Bir camide 10-15 kişiyle Cuma namazı kılınması tüm Türkiye’yi temsil eder mi? Türkiye gibi bir ülkede 10 kişinin temsilen Cuma namazı kılması hangi şeriate ve hangi mezhebe göredir? Diyanet bunu tekrardan düşünmelidir. Diyanet yetkilileri bu dünyada değilse de Ahirette bunun hesabını verirler. Şu an birçok devlette tedbirler kaldırılmaya başlandı. Amerika’da, İran’da vs. tedbir alan Endonezya gibi devletler de Cuma namazı tüm camilerde sosyal mesafeye göre kılınıyor.
Türkiye’de de tedbirler alınır, tokalaşma yasaklanır, camiden çıkana kadar kurallara uyulur, 10 dakikada camide Cuma namazı kılınır. İnsanlar gerisini evinde kılar.

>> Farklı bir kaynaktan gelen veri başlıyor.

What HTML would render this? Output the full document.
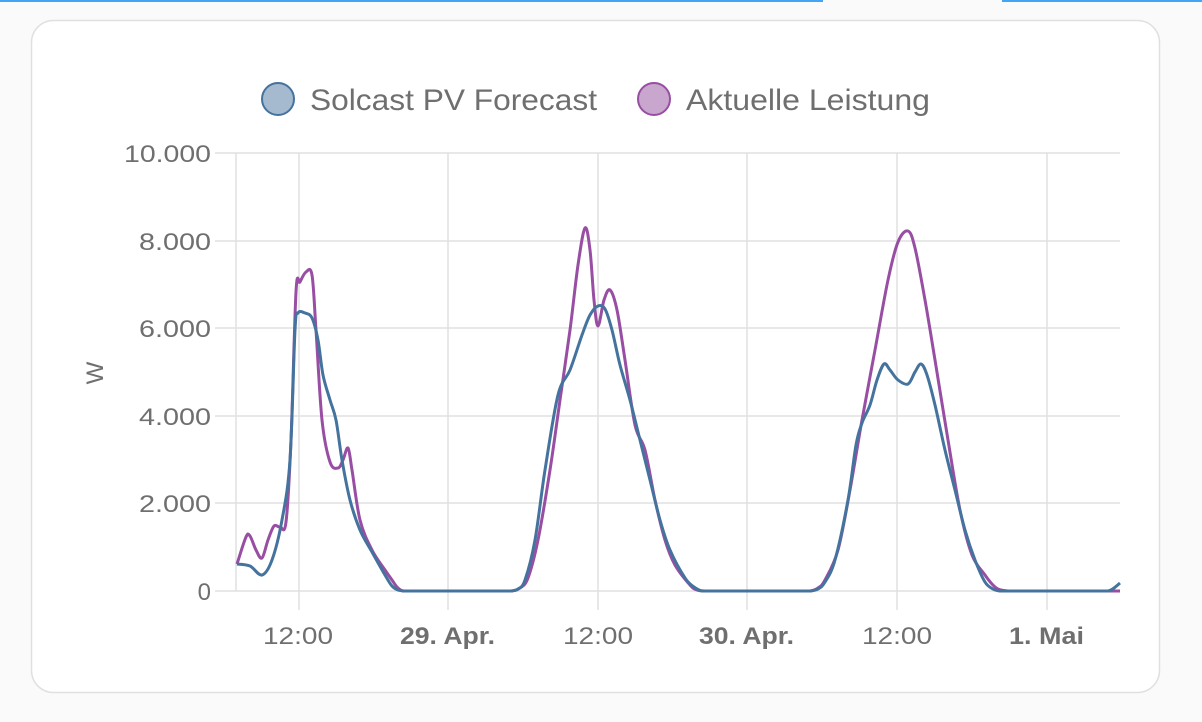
<!DOCTYPE html>
<html><head><meta charset="utf-8"><style>
html,body{margin:0;padding:0;background:#fafafa;width:1202px;height:722px;overflow:hidden;font-family:"Liberation Sans",sans-serif}
</style></head><body>
<svg width="1202" height="722" xmlns="http://www.w3.org/2000/svg" font-family="Liberation Sans, sans-serif">
<rect x="0" y="0" width="823" height="2" fill="#42a5f5"/>
<rect x="1002" y="0" width="200" height="2" fill="#42a5f5"/>
<rect x="31.5" y="20.5" width="1128" height="672" rx="22" fill="#fff" stroke="#e0e0e0" stroke-width="1.5"/>
<circle cx="278" cy="99" r="16" fill="#a5b9cf" stroke="#44739e" stroke-width="2"/>
<text x="310" y="110" font-size="30" fill="#6f6f6f" textLength="287" lengthAdjust="spacingAndGlyphs">Solcast PV Forecast</text>
<circle cx="654" cy="99" r="16" fill="#c8a6cd" stroke="#984ea3" stroke-width="2"/>
<text x="686" y="110" font-size="30" fill="#6f6f6f" textLength="244" lengthAdjust="spacingAndGlyphs">Aktuelle Leistung</text>
<g stroke="#e0e0e0" stroke-width="1.5">
<line x1="215" y1="153" x2="1120" y2="153"/><line x1="215" y1="241" x2="1120" y2="241"/>
<line x1="215" y1="328" x2="1120" y2="328"/><line x1="215" y1="416" x2="1120" y2="416"/>
<line x1="215" y1="503" x2="1120" y2="503"/><line x1="215" y1="591" x2="1120" y2="591"/>
<line x1="236" y1="153" x2="236" y2="591"/>
<line x1="299" y1="153" x2="299" y2="610"/><line x1="448" y1="153" x2="448" y2="610"/>
<line x1="598" y1="153" x2="598" y2="610"/><line x1="747" y1="153" x2="747" y2="610"/>
<line x1="897" y1="153" x2="897" y2="610"/><line x1="1047" y1="153" x2="1047" y2="610"/>
</g>
<g font-size="24" fill="#6f6f6f" text-anchor="end">
<text x="211" y="162" textLength="87" lengthAdjust="spacingAndGlyphs">10.000</text>
<text x="211" y="250" textLength="72" lengthAdjust="spacingAndGlyphs">8.000</text>
<text x="211" y="337" textLength="72" lengthAdjust="spacingAndGlyphs">6.000</text>
<text x="211" y="425" textLength="72" lengthAdjust="spacingAndGlyphs">4.000</text>
<text x="211" y="512" textLength="72" lengthAdjust="spacingAndGlyphs">2.000</text>
<text x="211" y="600">0</text>
</g>
<text transform="translate(103,373) rotate(-90)" font-size="24" fill="#6f6f6f" text-anchor="middle">W</text>
<g font-size="24" fill="#6f6f6f">
<text x="263" y="644" textLength="70" lengthAdjust="spacingAndGlyphs">12:00</text>
<text x="400" y="644" font-weight="bold" textLength="95" lengthAdjust="spacingAndGlyphs">29. Apr.</text>
<text x="563" y="644" textLength="70" lengthAdjust="spacingAndGlyphs">12:00</text>
<text x="699" y="644" font-weight="bold" textLength="95" lengthAdjust="spacingAndGlyphs">30. Apr.</text>
<text x="862" y="644" textLength="70" lengthAdjust="spacingAndGlyphs">12:00</text>
<text x="1009" y="644" font-weight="bold" textLength="75" lengthAdjust="spacingAndGlyphs">1. Mai</text>
</g>
<path id="p" fill="none" stroke="#984ea3" stroke-width="3" stroke-linejoin="round"/>
<path id="b" fill="none" stroke="#44739e" stroke-width="3" stroke-linejoin="round"/>
</svg>
<script>
function fill(a){var r=[];for(var i=0;i<a.length;i++){r.push(a[i]);if(i<a.length-1&&a[i][1]==a[i+1][1]&&a[i+1][0]-a[i][0]>12){for(var x=a[i][0]+10;x<a[i+1][0]-5;x+=10)r.push([x,a[i][1]]);}}return r;}
function sm(a){a=fill(a);var d="M"+a[0][0]+","+a[0][1];for(var i=0;i<a.length-1;i++){var p0=a[i-1]||a[i],p1=a[i],p2=a[i+1],p3=a[i+2]||p2;
var c1x=p1[0]+(p2[0]-p0[0])/6,c1y=p1[1]+(p2[1]-p0[1])/6,c2x=p2[0]-(p3[0]-p1[0])/6,c2y=p2[1]-(p3[1]-p1[1])/6;
c1y=Math.min(c1y,591);c2y=Math.min(c2y,591);
d+=" C"+c1x+","+c1y+" "+c2x+","+c2y+" "+p2[0]+","+p2[1];}return d;}
var B=[[237,564],[250,566],[262,575],[272,560],[282,520],[290,460],[295,330],[298,313],[305,313],[312,318],[318,340],[323,375],[330,400],[336,420],[342,460],[350,500],[360,530],[372,552],[385,575],[392,586],[398,590],[405,591],[510,591],[518,589],[525,580],[535,540],[545,470],[558,395],[570,370],[582,335],[590,315],[598,306],[605,309],[612,330],[620,365],[630,400],[640,440],[650,480],[660,520],[670,550],[685,578],[694,587],[702,591],[810,591],[818,589],[825,582],[835,560],[848,500],[856,445],[862,423],[870,405],[877,380],[884,364],[890,370],[898,380],[908,384],[915,372],[921,364],[927,375],[935,405],[945,450],[955,490],[965,530],[975,560],[985,582],[993,589],[1000,591],[1108,591],[1114,588],[1120,583]];
var P=[[237,564],[246,537],[250,536],[256,550],[262,558],[268,540],[274,526],[280,527],[286,522],[291,440],[296,292],[300,282],[306,272],[312,275],[316,330],[322,420],[330,462],[338,468],[343,460],[348,448],[352,470],[360,520],[372,550],[385,570],[392,580],[397,587],[403,591],[512,591],[520,588],[528,578],[538,540],[550,470],[560,400],[570,330],[578,265],[585,228],[590,250],[594,300],[598,326],[604,300],[610,290],[617,310],[625,360],[635,425],[645,450],[655,500],[665,540],[675,565],[690,585],[697,590],[705,591],[810,591],[818,588],[825,580],[838,550],[850,490],[862,420],[875,350],[888,280],[898,242],[908,231],[915,248],[925,300],[935,360],[948,440],[960,510],[972,555],[985,575],[992,584],[998,589],[1008,591],[1120,591]];
document.getElementById('b').setAttribute('d',sm(B));
document.getElementById('p').setAttribute('d',sm(P));
</script>
</body></html>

Mesela Adana’yı ele alırsak; Türkiye’nin en büyük camilerinden birisi olan Adana Merkez Camii 30 bin kişiliktir. İnternette, televizyonda gördüğüm kadarıyla dezenfekte eden kabinler var, o kabinlerden geçenlere üzerlerindeki mikropları öldürecek bir şeyler püskürtülüyor ve insanlar dezenfekte oluyor. Bu zamanda teknoloji bu kadar ilerlemiş, imkanlar genişlemişken, Diyanet; bu teknoloji ve imkanlara başvurmadan ‘mahalle baskısıyla, İslam düşmanları bunu kullanır ve Diyanet’e laf eder’ düşüncesiyle alelacele Cuma namazını yasakladı.
‘Nasıl olsa Müslümanlar ses etmez, cemaatler konuşmaz. Nasıl olsa hükümetimiz yaptı, diyanet yaptı, der ve susarlar. Ama diğerleri susmaz, bize saldırırlar’ diye düşündüler. Halbuki önlem almak mümkünse, önlem alınarak kılmak farzdır. Önlem alındığı halde bulaşacak bir durum var ise, o zaman namaz iptal edilebilir. Aksi halde önlem alınarak kılınmalıdır. Bu Allah’ın emridir. Emir terkedilemez. İnsanlar büyük şehirlerde dolmuşla bir yerden bir yere gidiyorlar, gidiş dönüş 1 er saatten 2 saat sürüyor. Devlet buna izin veriyor ama tedbir alınarak kılınacak olan 10 dakikalık Cuma namazına mı izin vermiyor? Diyanet; Anıtkabir’e giden ve sosyal mesafeyi korumayan binlerce insanı görsün, belki o zaman susanlar, anlar.Bu ülkede Anıtkabir’e gitmeyi önemli görenler, bastırdı ve Anıtkabir’e gittiler. Ama Cuma namazı kılanlar, Cuma’ya gitmeyi bu kadar önemsemedikleri için Cuma namazı yasaklandı!